10月に韓国銀行は政策金利を3.50%→3.25%に引き下げました。政策金利はローンや預金金利の基準になるので、普通ならこれらも連動して下がります。
しかし今、韓国では預金金利は下がるのにローンの金利は上がるという不思議な現象が起こっています。

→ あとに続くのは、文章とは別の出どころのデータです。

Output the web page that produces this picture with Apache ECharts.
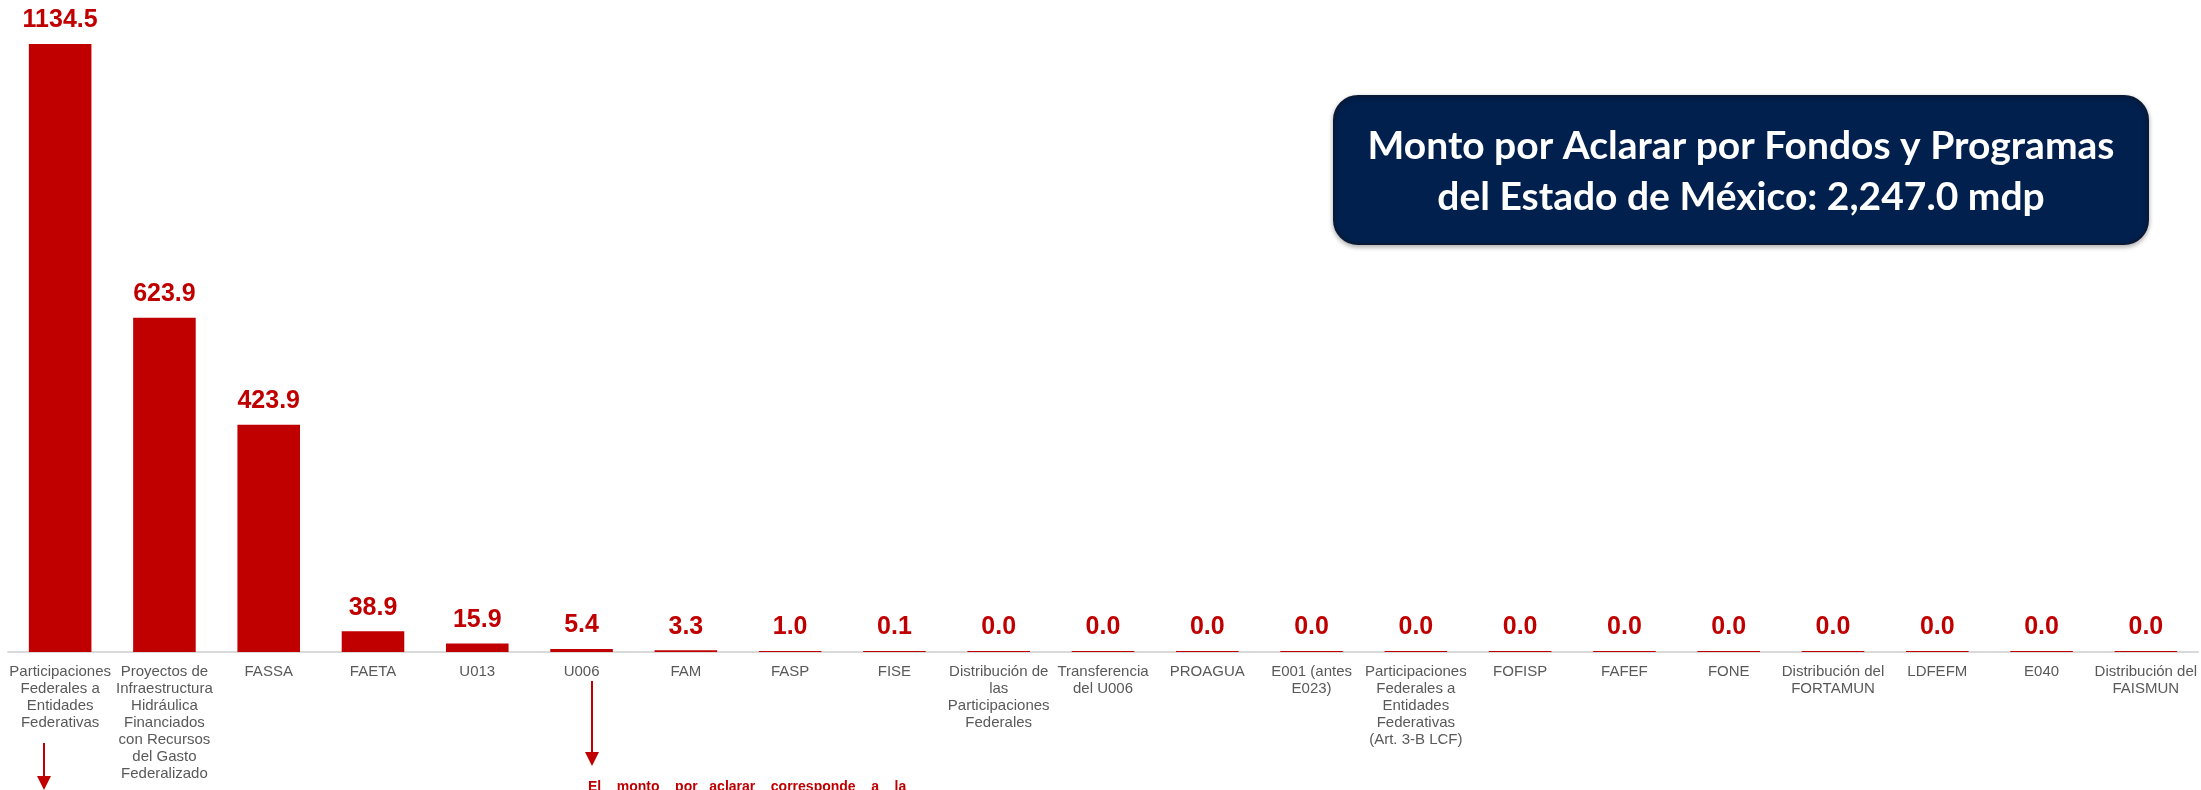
<!DOCTYPE html>
<html>
<head>
<meta charset="utf-8">
<script src="https://cdn.jsdelivr.net/npm/echarts@6/dist/echarts.min.js"></script>
<style>
  html, body { margin: 0; padding: 0; background: #fff; }
  #main { width: 2201px; height: 790px; }
</style>
</head>
<body>
<div id="main"></div>
<script>
// fondos y programas (etiquetas del eje)
const categories = [
  "Participaciones\nFederales a\nEntidades\nFederativas",
  "Proyectos de\nInfraestructura\nHidráulica\nFinanciados\ncon Recursos\ndel Gasto\nFederalizado",
  "FASSA",
  "FAETA",
  "U013",
  "U006",
  "FAM",
  "FASP",
  "FISE",
  "Distribución de\nlas\nParticipaciones\nFederales",
  "Transferencia\ndel U006",
  "PROAGUA",
  "E001 (antes\nE023)",
  "Participaciones\nFederales a\nEntidades\nFederativas\n(Art. 3-B LCF)",
  "FOFISP",
  "FAFEF",
  "FONE",
  "Distribución del\nFORTAMUN",
  "LDFEFM",
  "E040",
  "Distribución del\nFAISMUN"
];
// monto por aclarar (mdp)
const montos = [1134.5, 623.9, 423.9, 38.9, 15.9, 5.4, 3.3, 1.0, 0.1, 0.0, 0.0,
  0.0, 0.0, 0.0, 0.0, 0.0, 0.0, 0.0, 0.0, 0.0, 0.0];

const titulo = "Monto por Aclarar por Fondos y Programas\ndel Estado de México: 2,247.0 mdp";
const nota = "El    monto    por   aclarar    corresponde    a    la";

var myChart = echarts.init(document.getElementById("main"));

var option = {
  animation: false,
  grid: { left: 8, right: 3, top: 9, bottom: 138, containLabel: false, outerBoundsMode: "none" },
  xAxis: {
    type: "category",
    data: categories,
    axisLine: { lineStyle: { color: "#d9d9d9", width: 2 } },
    axisTick: { show: false },
    axisLabel: {
      interval: 0,
      hideOverlap: false,
      color: "#595959",
      fontSize: 15,
      lineHeight: 17,
      margin: 11,
      fontFamily: "Liberation Sans, Arial, sans-serif"
    }
  },
  yAxis: {
    type: "value",
    min: 0,
    max: 1200,
    show: false,
    splitLine: { show: false }
  },
  series: [{
    type: "bar",
    data: montos,
    barCategoryGap: "40%",
    barMinHeight: 1,
    itemStyle: { color: "#c00000" },
    label: {
      show: true,
      position: "top",
      distance: 11,
      color: "#c00000",
      fontSize: 25,
      fontWeight: "bold",
      fontFamily: "Liberation Sans, Arial, sans-serif",
      formatter: function (p) { return p.value.toFixed(1); }
    }
  }],
  graphic: [
    {
      type: "rect",
      shape: { x: 1334, y: 96, width: 814, height: 148, r: 24 },
      style: {
        fill: "#01204e",
        stroke: "#0a1a36",
        lineWidth: 2,
        shadowBlur: 5,
        shadowColor: "rgba(0,0,0,0.3)",
        shadowOffsetY: 2
      },
      z: 10
    },
    {
      type: "text",
      x: 1741,
      y: 172,
      style: {
        text: titulo,
        fill: "#ffffff",
        font: "bold 39px Lato, 'Open Sans', sans-serif",
        lineHeight: 51,
        align: "center",
        verticalAlign: "middle"
      },
      z: 11
    },
    // flechas de nota
    { type: "line", shape: { x1: 44, y1: 743, x2: 44, y2: 777 }, style: { stroke: "#c00000", lineWidth: 2 } },
    { type: "polygon", shape: { points: [[37, 776], [51, 776], [44, 790]] }, style: { fill: "#c00000" } },
    { type: "line", shape: { x1: 592, y1: 681, x2: 592, y2: 753 }, style: { stroke: "#c00000", lineWidth: 2 } },
    { type: "polygon", shape: { points: [[585, 752], [599, 752], [592, 766]] }, style: { fill: "#c00000" } },
    {
      type: "text",
      x: 588,
      y: 780,
      style: {
        text: nota,
        fill: "#c00000",
        font: "bold 14px 'Liberation Sans', Arial, sans-serif",
        verticalAlign: "top"
      }
    }
  ]
};

myChart.setOption(option);
</script>
</body>
</html>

基準金利引き下げ直後は、これらの金利適用時期に時差が生じるため、と説明されていましたが、1ヵ月経っても相変わらずです。
ファイナンシャルニュースの記事からです。
韓銀の金利引き下げで5大都市銀行の預金金利がすべて引き下げられた、貸出金利はなぜ上がるのか
(前略)
13日、金融界によると国民銀行はこの日から据え置き式預金9種、積立式預金13種商品の金利を0.10~0.25%ポイント引き下げた。国民銀行が預金金利を下げたことで5大都市銀行が全て市場金利の下落を反映して預金金利を下げることになった。
先立ってウリ銀行は先月23日「ウリファースト定期積金」(12ヵ月)基本利率を年2.2%から2.0%に0.2%p引き下げ、農協銀行も主要預金商品を0.25~0.55%p引き下げた経緯がある。ハナ銀行は1日から給与ハナ月複利積金、369定期預金など11種に対する基本金利を0.05%~0.25%p下げ、新韓銀行も8日から据え置き式預金14種、積立式預金16種商品の金利を0.05~0.3%p引き下げた状態だ。

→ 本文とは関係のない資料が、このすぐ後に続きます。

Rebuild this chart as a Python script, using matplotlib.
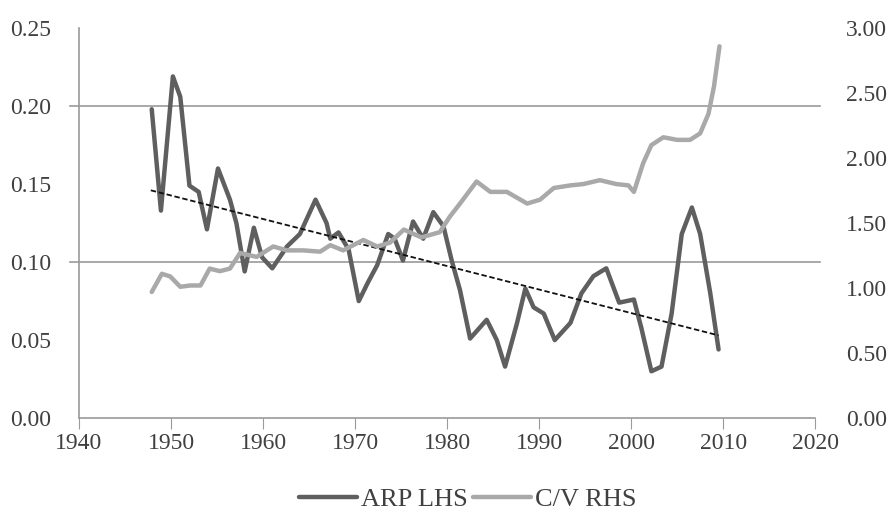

このように5大市中銀行が預金金利は市場金利台に下がったが、貸出金利は引き上げており、手軽な「利子商売」に対する批判も提起されている。銀行連合会の公示によると、5大都市銀行の9月の新規取り扱い額基準の家計預貸金利差(政策庶民金融を除く)は平均0.734%pで、8月の0.570%pより0.164%p広がり、2ヵ月連続上昇している。
しかし銀行圏の貸出金利は依然として高い水準にとどまっている。特に、金融当局が今年銀行の年明けの家計貸出目標値に合わせることを再度明らかにし、今年中に貸出金利の下落は期待しにくい状況だ。この日基準で5大都市銀行の住宅担保貸出固定型金利(5年物)は年3.733~6.10%と集計された。韓国銀行が基準金利を引き下げた先月11日、年3.71~6.11%と似た水準を維持している。
(中略)
住宅担保貸出固定金利基準である金融債5年物金利は11日3.253%を記録した。1ヵ月前(3.304%)と比較すると、0.051%p引き下げられたが、固定型住宅ローン金利は下がらず、貸出者が金利引き下げ効果を体感できずにいる。
(後略)
ファイナンシャルニュース「한은 금리 인하에 5대 시중은행 예금금리 다 내렸다, 대출금리는 왜 오를까(韓銀の金利引き下げで5大都市銀行の預金金利がすべて引き下げられた、貸出金利はなぜ上がるのか)」より一部抜粋
貸出金利が下がらないことを「手軽な『利子商売』に対する批判も提起」としていますが、具体的にどこからそういった批判が出ているのかハッキリしません。これは世間の声としてそういった批判があるというより、記事の趣旨(あるいは記者の視点)として書かれたものという気がします。
しかし、貸出金利が下げられない理由は明白です。記事でもちゃんと書かれています。「家計貸出目標値」があるからです。
これは家計貸出をこの数値「以内」に収めるための目標値です。超えるとその金融機関は当局からペナルティを受けます。
今年はDSR規制強化前の駆け込み需要で目標値超過が懸念されているのでこれ以上貸し出し規模を増やしたくないのが本音でしょう。そのため、条件を悪くして利用者を遠ざけているんですね。
ただ、DSR規制強化前は需要の冷え込みを心配して逆に貸出金利を引き下げたりしていましたから、金融機関の対応もかなり行き当たりばったり感があります。
振り回される利用者は気の毒というか...まあ、銀行もユン政権の政策に振り回されてる側ですけれども。